▸ **WHAT TO PRODUCE**
Repeat everything from the first line of the listing below through the line that contains "const salaries = [369, 336, 366, 383];", exactly. Leave out pictures.

▸ **INFORMATION SHOWN**
------
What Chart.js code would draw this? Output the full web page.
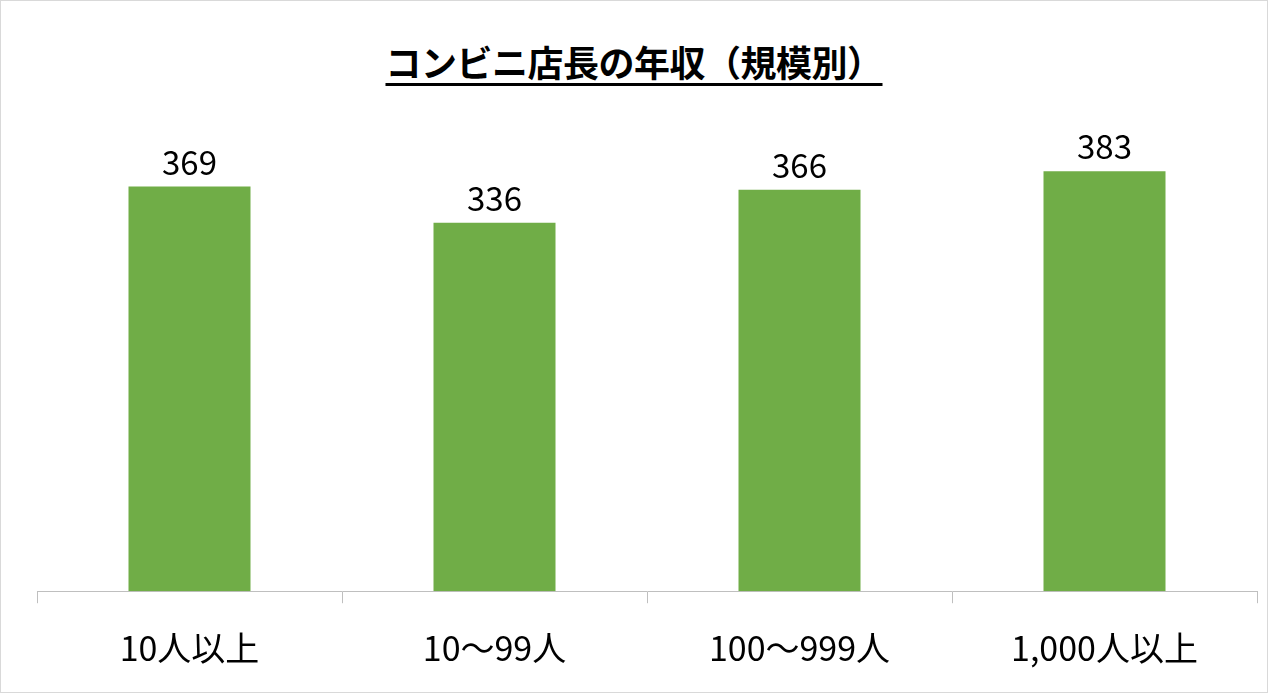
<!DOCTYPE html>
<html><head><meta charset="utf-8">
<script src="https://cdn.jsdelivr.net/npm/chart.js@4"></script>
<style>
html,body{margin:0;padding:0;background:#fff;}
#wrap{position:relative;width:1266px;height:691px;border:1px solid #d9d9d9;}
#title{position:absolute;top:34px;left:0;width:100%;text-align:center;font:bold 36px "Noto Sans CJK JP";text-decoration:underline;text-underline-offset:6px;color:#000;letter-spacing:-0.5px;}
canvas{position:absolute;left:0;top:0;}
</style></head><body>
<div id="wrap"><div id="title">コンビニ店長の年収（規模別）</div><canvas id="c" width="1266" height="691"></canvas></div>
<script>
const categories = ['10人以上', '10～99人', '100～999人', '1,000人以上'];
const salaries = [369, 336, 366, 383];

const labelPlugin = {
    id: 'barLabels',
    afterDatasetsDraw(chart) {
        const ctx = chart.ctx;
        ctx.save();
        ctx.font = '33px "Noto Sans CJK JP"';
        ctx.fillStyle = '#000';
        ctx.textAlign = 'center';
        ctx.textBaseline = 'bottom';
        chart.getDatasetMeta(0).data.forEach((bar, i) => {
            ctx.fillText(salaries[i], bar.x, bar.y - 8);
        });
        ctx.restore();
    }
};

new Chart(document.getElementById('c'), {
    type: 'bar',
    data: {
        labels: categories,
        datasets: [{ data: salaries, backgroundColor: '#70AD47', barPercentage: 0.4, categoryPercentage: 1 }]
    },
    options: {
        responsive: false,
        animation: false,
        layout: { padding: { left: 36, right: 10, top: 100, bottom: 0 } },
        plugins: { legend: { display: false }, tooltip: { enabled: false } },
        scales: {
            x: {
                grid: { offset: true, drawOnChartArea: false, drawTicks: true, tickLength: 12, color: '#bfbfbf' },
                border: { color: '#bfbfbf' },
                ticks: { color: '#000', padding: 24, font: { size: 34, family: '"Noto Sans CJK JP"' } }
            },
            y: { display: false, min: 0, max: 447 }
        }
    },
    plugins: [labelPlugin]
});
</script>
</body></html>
------
▸ **EXPECTED OUTPUT**
What Chart.js code would draw this? Output the full web page.
<!DOCTYPE html>
<html><head><meta charset="utf-8">
<script src="https://cdn.jsdelivr.net/npm/chart.js@4"></script>
<style>
html,body{margin:0;padding:0;background:#fff;}
#wrap{position:relative;width:1266px;height:691px;border:1px solid #d9d9d9;}
#title{position:absolute;top:34px;left:0;width:100%;text-align:center;font:bold 36px "Noto Sans CJK JP";text-decoration:underline;text-underline-offset:6px;color:#000;letter-spacing:-0.5px;}
canvas{position:absolute;left:0;top:0;}
</style></head><body>
<div id="wrap"><div id="title">コンビニ店長の年収（規模別）</div><canvas id="c" width="1266" height="691"></canvas></div>
<script>
const categories = ['10人以上', '10～99人', '100～999人', '1,000人以上'];
const salaries = [369, 336, 366, 383];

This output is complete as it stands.